A foreclosed home on 24thPlace and Locust Street calls about as much attention as the vinyl prints hanging on its boarded windows. The pictures, featuring interior spaces of local homes, blend into the exterior of the public property. Their subtle presentation suits the environment. People passing by only seem to notice the house-shaped planters and family portraits at a second glance.
But that’s not what Adam Carr sees. The storyteller and co-artist of the outdoor installation “Here, Mothers Are” sees photographs that need stapling and batteries that need replacing. He pulls up to the now-not-so-vacant lot with a staple gun in hand, ready to remedy any wear and tear caused by the elements.
For him, it’s just another day at the office. Well, another every other day at the office. The newfound art preparator collaborated with Sonja Thomsen to install the community improvement project, which explores the inner phenomenon of motherhood as described by women and families affiliated with The Dominican Center for Women, 2470 W. Locust St.
His job is as much learning on the fly as it is contemplating and storyboarding. He said he knew there would be a construction element to the installation. He didn’t expect that to include building a three-foot boundary wall supporting a new foundation of wood chips for the houseplanters and creating a perimeter for the installation. He and Thomsen spent days sweating — in a physical and figurative sense — with construction workers and volunteers.
“It was very physical,” he said. “There were a lot of things we figured out on the fly, but it’s a part of the process, you know.”
As quickly as Carr and Thomsen built walls, Daniel Herro, head preparator at the Haggerty Museum of Art, must be prepared to remove and relocate walls that are already built.
“I have to be a jack of all trades,” he said in the basement of the on-campus museum.

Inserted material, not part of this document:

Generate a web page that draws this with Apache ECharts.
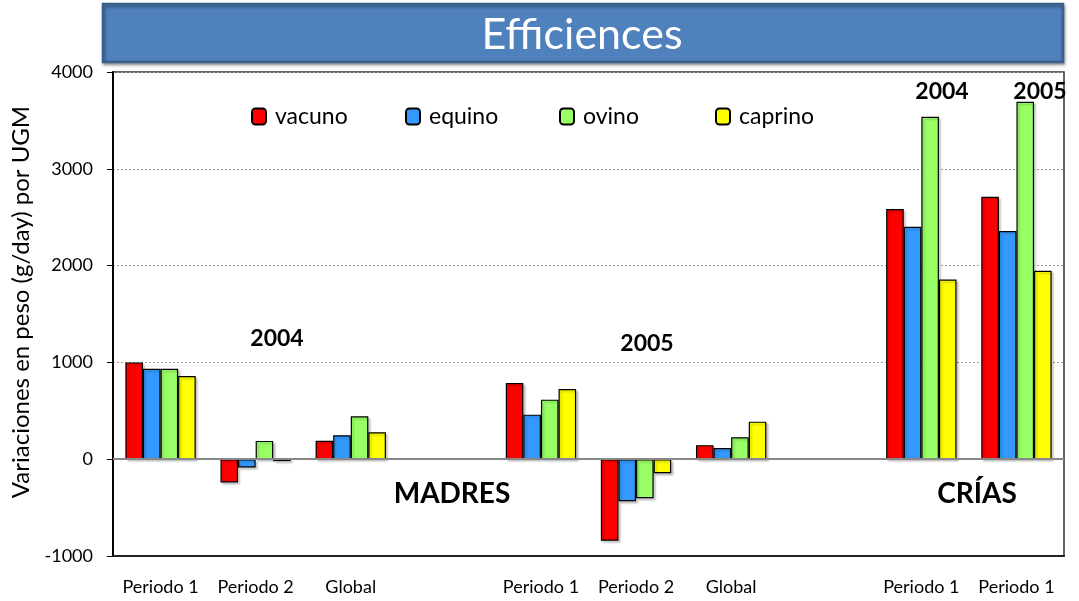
<!DOCTYPE html>
<html>
<head>
<meta charset="utf-8">
<script src="https://cdn.jsdelivr.net/npm/echarts@6/dist/echarts.min.js"></script>
<style>
  html, body { margin: 0; padding: 0; background: #fff; }
  #main { width: 1079px; height: 601px; }
</style>
</head>
<body>
<div id="main"></div>
<script>
var categories = ['Periodo 1', 'Periodo 2', 'Global', '', 'Periodo 1', 'Periodo 2', 'Global', '', 'Periodo 1', 'Periodo 1'];
var vacuno  = [1000, -240, 190, null, 787, -842, 145, null, 2584, 2711];
var equino  = [935, -85, 248, null, 460, -434, 116, null, 2401, 2357];
var ovino   = [935, 189, 444, null, 615, -403, 227, null, 3538, 3693];
var caprino = [860, -20, 279, null, 724, -145, 388, null, 1857, 1946];
var seriesNames = ['vacuno', 'equino', 'ovino', 'caprino'];
var seriesColors = ['#ff0000', '#3399ff', '#99ff66', '#ffff00'];
var seriesData = [vacuno, equino, ovino, caprino];

var font = 'Lato, "Open Sans", sans-serif';
var myChart = echarts.init(document.getElementById('main'));

var legendLeft = [246, 400, 554, 710];
var legends = seriesNames.map(function (n, i) {
  return {
    data: [n],
    left: legendLeft[i],
    top: 100,
    itemWidth: 14,
    itemHeight: 16,
    selectedMode: false,
    textStyle: { fontFamily: font, fontSize: 23, color: '#000', padding: [0, 0, 0, 4] }
  };
});

var series = seriesNames.map(function (n, i) {
  var s = {
    name: n,
    type: 'bar',
    data: seriesData[i],
    barGap: '0%',
    barCategoryGap: '26%',
    itemStyle: {
      color: seriesColors[i],
      borderColor: '#000',
      borderWidth: 1.2,
      shadowColor: 'rgba(0,0,0,0.2)',
      shadowOffsetX: 2,
      shadowOffsetY: 2,
      shadowBlur: 2
    }
  };
  if (i === 0) {
    s.markLine = {
      silent: true,
      symbol: 'none',
      label: { show: false },
      lineStyle: { color: '#888', width: 2, type: 'solid' },
      data: [{ yAxis: 0 }]
    };
  }
  return s;
});

function label(text, x, y, size) {
  return {
    type: 'text',
    x: x, y: y,
    style: {
      text: text,
      font: 'bold ' + size + 'px ' + font,
      fill: '#000',
      align: 'center', verticalAlign: 'middle'
    }
  };
}

var option = {
  backgroundColor: '#fff',
  animation: false,
  grid: {
    left: 113, right: 15, top: 72, bottom: 45,
    show: true,
    borderColor: '#333',
    borderWidth: 1.5
  },
  legend: legends,
  xAxis: {
    type: 'category',
    data: categories,
    axisLine: { onZero: false, lineStyle: { color: '#222', width: 2 } },
    axisTick: { show: false },
    axisLabel: { interval: 0, fontFamily: font, fontSize: 18, color: '#000', margin: 22 }
  },
  yAxis: {
    type: 'value',
    min: -1000,
    max: 4000,
    interval: 1000,
    name: 'Variaciones en peso (g/day) por UGM',
    nameLocation: 'middle',
    nameGap: 55,
    nameTextStyle: { fontFamily: font, fontSize: 24, color: '#000', padding: [0, 0, 0, 24] },
    axisLine: { show: true, lineStyle: { color: '#000', width: 2 } },
    axisTick: { show: true, length: 6, lineStyle: { color: '#000' } },
    axisLabel: { fontFamily: font, fontSize: 18, color: '#000', margin: 20, formatter: function (v) { return String(v); } },
    splitLine: { lineStyle: { color: '#999', type: [2, 2], width: 1 } }
  },
  graphic: [
    {
      type: 'rect',
      x: 103, y: 4,
      shape: { width: 960, height: 58 },
      style: {
        fill: '#4f81bd', stroke: '#3a5f8b', lineWidth: 2.5,
        shadowColor: 'rgba(0,0,0,0.35)', shadowBlur: 3, shadowOffsetX: 1, shadowOffsetY: 2
      }
    },
    {
      type: 'text',
      x: 582, y: 35,
      style: {
        text: 'Efficiences',
        font: '43px ' + font, fill: '#fff',
        align: 'center', verticalAlign: 'middle'
      }
    },
    label('2004', 277, 339, 23),
    label('2005', 647, 344, 23),
    label('2004', 942, 92, 23),
    label('2005', 1040, 92, 23),
    label('MADRES', 452, 494, 28),
    label('CRÍAS', 977, 494, 28)
  ],
  series: series
};

option && myChart.setOption(option);
</script>
</body>
</html>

Herro’s workspace, which serves as his office, stretches from a workshop to a frame-building station to the vaults, where the Haggerty’s permanent collection is stored.
Inside the workshop, there is a piece from the contemporary and modern works-on-paper series that has fallen off its hinges. He will reframe it and, per the artist’s request, paint the frame gray so the frame appears to disappear into the walls. For the Philip Guston prints currently on display, Herro had over a year and a half to start building frames for the 25 lithographic prints.
“If I do my job right, you don’t see what I do,” Herro said.
Herro has helped artists transform the Haggerty in ways never thought possible. They once turned the whole museum into a movie theater, with sound-proofed carpet to match. Another time, Herro and a few other employees helped an artist unpin dried bugs that she had pinned to the walls – all 1,000 of them. In the fall, Herro will paint the museum walls with chalkboard paint to prepare for an artist’s chalkboard drawing installation.
“I really enjoy working with the artists. For me, it’s really fun to work with them and help with installations. And it presents completely different challenges, too,” he said.
The director and curator of the Haggerty work about six months in advance to schedule art exhibitions that will be displayed. Three times a year, the entire museum closes down for a nine-day period called rotation.
“There’s no rest during rotation. It’s probably the most hectic time here,” Herro said.
During this time, the whole museum comes down. Nail holes are patched, walls are painted and new art is installed. Herro then relights every gallery.
Herro uses a handheld light meter to calculate the intensity of light shining on the hanging paintings and prints — especially important for print photographs, which can be damaged because of heat.
“Definitely when it all comes together it’s a huge relief, and it’s nice to see it all up there and people actually enjoying it, but I love the process,” Herro said.
Since 2010, Danielle Ahler, a junior in the College of Health Sciences, has worked at the Haggerty helping Herro prepare exhibitions. She said she was initially surprised at how much work goes into being a preparator.
“You don’t think about that when you come into the museum and look around,” Ahler said.
Hero has taught Ahler how to frame and assist during rotation time – mostly taking nails out of the walls and patching up the holes.
“The most rewarding part is actually seeing them all up and walking through and having time to look at all the artwork,” she said.